Et puis, il y a eu deux visites de grande valeur stratégiques. Celle du Président du Conseil Européen, Van Rompuy, qui assure le Mali de la poursuite du gigantesque effort européen de reconstruction de notre armée nationale. Même si son message au parlement malien sur l’impératif de gagner la lutte contre la corruption est d’une limpidité qui vaut feuille de route, en soi. D’autant que l’Union européenne est notre plus grand partenaire. Deuxième visite mais c’est bien plus qu’une visite : celle de sa majesté Mohamed VI. Que certains de nos compatriotes n’hésitent plus à appeler « notre Roi » et à propos duquel, les titres que l’on veut accrocheurs ne sont pas tolérés : témoin, les réactions hostiles à notre article de décryptage que de nombreux internautes ont trouvé impertinent à l’égard de notre hôte. L’impertinence est bien loin de nos intentions mais ce qui importe de mettre en relief, c’est l’élan quasi fusionnel entre le Roi et Bamako. On en aura une preuve supplémentaire, sans doute dans quelques heures, où pour la deuxième fois en cinq mois, le souverain priera à la grande mosquée de Bagadadji.

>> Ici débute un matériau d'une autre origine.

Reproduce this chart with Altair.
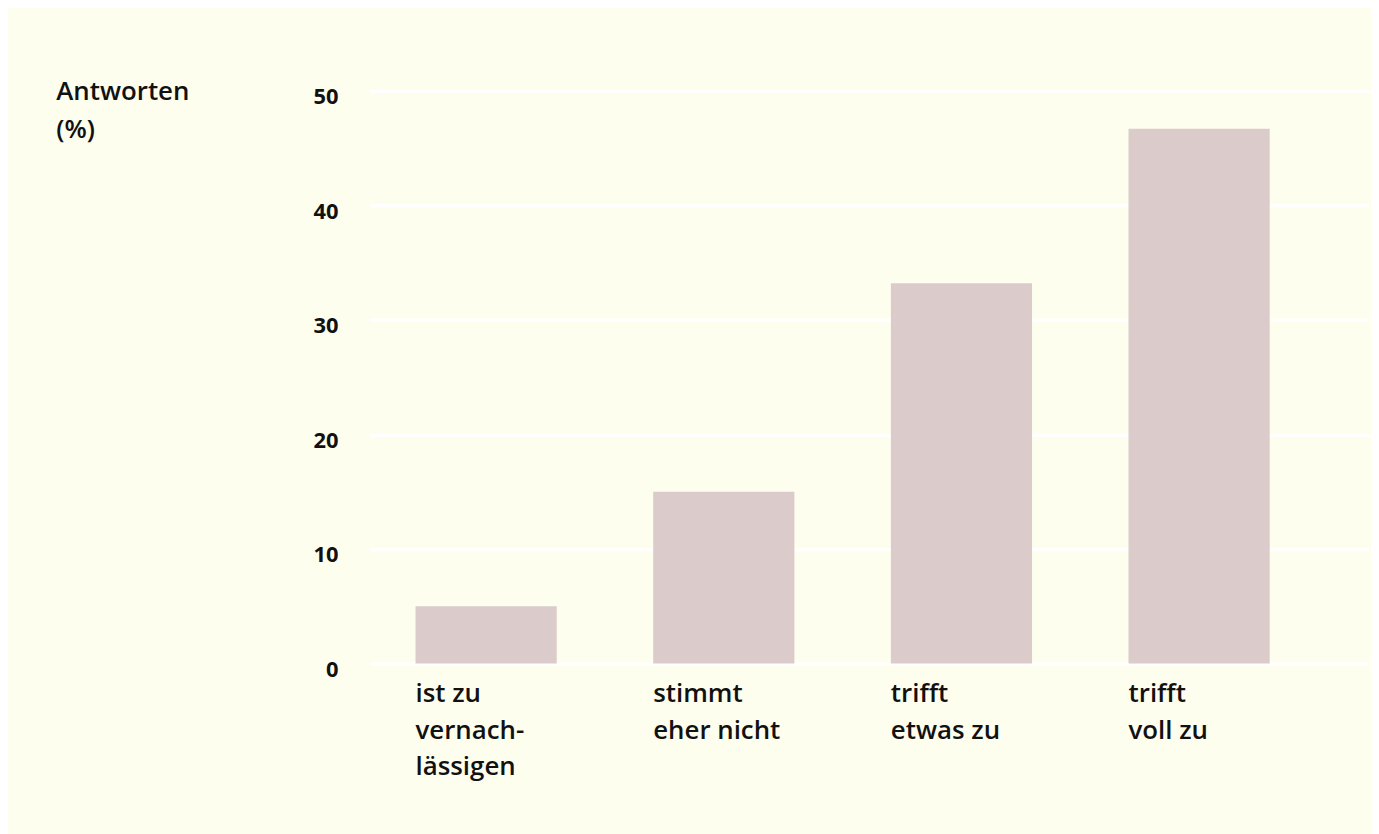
import altair as alt
import pandas as pd

categories = ["ist zu|vernach-|lässigen", "stimmt|eher nicht", "trifft|etwas zu", "trifft|voll zu"]
values = [5, 15, 33.2, 46.7]
y_ticks = [0, 10, 20, 30, 40, 50]

df = pd.DataFrame({"cat": categories, "val": values})

FONT = "Open Sans"
BG = "#FEFEEE"

chart = alt.Chart(df).mark_bar(color="#DBCBCB").encode(
    x=alt.X(
        "cat:N",
        sort=None,
        scale=alt.Scale(paddingInner=0.406, paddingOuter=0.305, align=0.315),
        axis=alt.Axis(
            title=None,
            labelAngle=0,
            labelAlign="left",
            labelBaseline="top",
            labelOffset=-71,
            labelExpr="split(datum.label, '|')",
            labelLineHeight=37,
            labelPadding=17,
            labelFont=FONT,
            labelFontSize=26,
            labelFontWeight=600,
            labelColor="#111111",
            domain=False,
            ticks=False,
            labelLimit=300,
        ),
    ),
    y=alt.Y(
        "val:Q",
        scale=alt.Scale(domain=[0, 50], nice=False),
        axis=alt.Axis(
            values=y_ticks,
            title=["Antworten", "(%)"],
            titleAngle=0,
            titleAlign="left",
            titleBaseline="alphabetic",
            titleX=-316,
            titleY=9,
            titleFont=FONT,
            titleFontSize=26,
            titleFontWeight=600,
            titleColor="#111111",
            titleLineHeight=38,
            labelFont=FONT,
            labelFontSize=22,
            labelFontWeight="bold",
            labelColor="#111111",
            labelPadding=32,
            labelOffset=6,
            domain=False,
            ticks=False,
            grid=True,
            gridColor="#FFFFFF",
            gridWidth=3,
            gridOpacity=1,
        ),
    ),
).properties(
    width=1005,
    height=576,
    background=BG,
    autosize=alt.AutoSizeParams(type="none"),
    padding={"left": 364, "top": 81, "right": 2, "bottom": 169},
).configure_view(stroke=None)

chart.save("out.html", embed_options={"renderer": "svg", "actions": False})
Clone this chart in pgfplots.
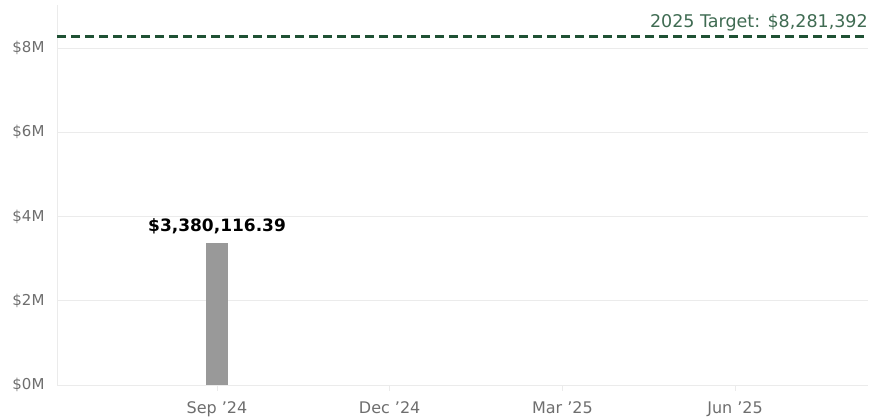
\documentclass[border=0pt]{standalone}
\usepackage{fontspec}
\setmainfont{DejaVu Sans}
\usepackage{pgfplots}
\pgfplotsset{compat=1.18}
\definecolor{gridgray}{HTML}{EBEBEB}
\definecolor{tickgray}{HTML}{6E6E6E}
\definecolor{bargray}{HTML}{999999}
\definecolor{targetgreen}{HTML}{1F5134}
\definecolor{targettext}{HTML}{3F6B52}
\begin{document}
\begin{tikzpicture}
\path[use as bounding box] (0,0) rectangle (870pt,420pt);
\begin{axis}[
    at={(57pt,35pt)}, anchor=south west,
    scale only axis,
    width=811pt, height=380pt,
    xmin=-2.78, xmax=11.31,
    ymin=0, ymax=9.02,
    axis line style={draw=none},
    xtick={0,3,6,9},
    xticklabels={Sep '24, Dec '24, Mar '25, Jun '25},
    ytick={0,2,4,6,8},
    yticklabels={\$0M,\$2M,\$4M,\$6M,\$8M},
    /pgf/number format/assume math mode=true,
    ymajorgrids,
    grid style={gridgray, line width=0.8pt},
    major tick length=6pt,
    xtick style={gridgray, line width=0.8pt},
    ytick style={draw=none},
    xtick pos=bottom,
    tick align=outside,
    ticklabel style={text=tickgray},
    xticklabel style={font=\fontsize{16}{18}\selectfont, yshift=-7pt},
    yticklabel style={font=\fontsize{15}{17}\selectfont, xshift=-3pt},
    clip=false,
]
% left edge line
\draw[gridgray, line width=0.8pt] (axis cs:-2.78,0) -- (axis cs:-2.78,9.02);
\addplot[ybar, bar width=22pt, fill=bargray, draw=none,
    nodes near coords={\$3,380,116.39},
    every node near coord/.append style={font=\bfseries\fontsize{17}{19}\selectfont, text=black, yshift=5pt}]
    coordinates {(0,3.38011639)};
\addplot[targetgreen, line width=2.8pt, dash pattern=on 9pt off 5pt]
    coordinates {(-2.78,8.281392) (11.31,8.281392)};
\node[anchor=south east, inner sep=0pt, text=targettext, font=\fontsize{17.5}{20}\selectfont]
    at (axis cs:11.31,8.281392) [yshift=5pt] {2025 Target: \$8,281,392};
\end{axis}
\end{tikzpicture}
\end{document}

Peu de dire que c’est une page inédite de la relation Rabat-Bamako qui s’écrit. Au-delà de la coopération, c’est indiscutablement une fraternité réassumée qui se déploie et qui se déploie, non au détriment de quelqu’un d’autre mais au bénéfice des peuples marocain et malien. Pourvu que l’élan se maintienne !
SEMAINES LIBERATRICES POUR CERTAINS, DOULOUREUSES POUR D’AUTRES. Mohamed VI sera parti la semaine prochaine, bien qu’il adore séjourner sur les bords du fleuve Niger. Et là commencera peut-être l’épreuve pour le gouvernement dans son entièreté. Car n’oublions pas qu’il y a un nouveau parlement, que ses commissions sont installées et qu’aucune autre péripétie d’ordre diplomatique ne viendrait s’opposer à la démission du gouvernement d’Oumar Tatam Ly. Encore que la configuration du Parlement, avec l’écrasante majorité présidentielle qui s’y est dégagée ne contraint pas à la démission impérative qu’aurait appelé, par exemple, une victoire de l’opposition aux législatives. Alors, le Président de la République, provoquera t-il la démission, par conformité à la tradition républicaine ? Ou refusera t-il, au nom, d’une realpolitik qu’il peut seule mesurer, de céder au conformisme ? Des voix se font entendre, en tout cas, pour que le second gouvernement de la législature attende les élections communales. L’autre camp de la majorité estime que les normes républicaines doivent prévaloir et qu’elles s’incarnent par une Déclaration de Politique générale devant un nouveau parlement.
TATAM 2 OU EX PREMIER MINISTRE ? En filigrane des débats sur l’une ou l’autre éventualité, transparaît la question de quel ministre sera maintenu, de qui s’en ira, de qui changera de portefeuille et de quelle sera la taille du gouvernement. Et surtout ses objectifs spécifiques, après cinq mois de magistère qui avait la double charge d’assurer la continuité de l’Etat après la transition et d’impulser la gouvernance de changement promise par le Chef de l’Etat. En cinq mois, celui-ci a-t-il eu le temps d’évaluer l’attelage, à commencer par le Premier ministre ? Ce dernier, on peut le penser, n’a pas de grand souci à se faire si le président traduit en décret la confiance dont il l’a créditée au début de l’année. Mais tout dépend de quand le remaniement se fera. S’il est imminent, le temps joue pour Tatam 2. S’il attend les communales, ce sera bien moins évident. S’agissant de lui, le Chef du gouvernement a-t-il fait une appréciation rigoureuse des résultats et aptitudes des membres de son actuelle équipe ? Un bilan qui n’aurait rien à voir avec la fièvre des caméras qui s’est emparée de certains ministres montrant leurs résultats ou déclinant leur agenda. Comme si l’avenir proche leur appartenait déjà. Il s’agit d’un bilan sincère, qui porte le Mali, profondément le Mali, celui rétabli et conquérant que visionne le discours d’Ibrahim Boubacar Kéita. Le Mali fier plus qu’orgueilleux. Le test est à la mesure de l’enjeu. Certains ministres resteront donc et d’autres partiront. Mais tous, pour ne pas ouvrir la boîte de Pandore en ce moment, paieraient pour que Mohamed VI reste quelques mois chez nous.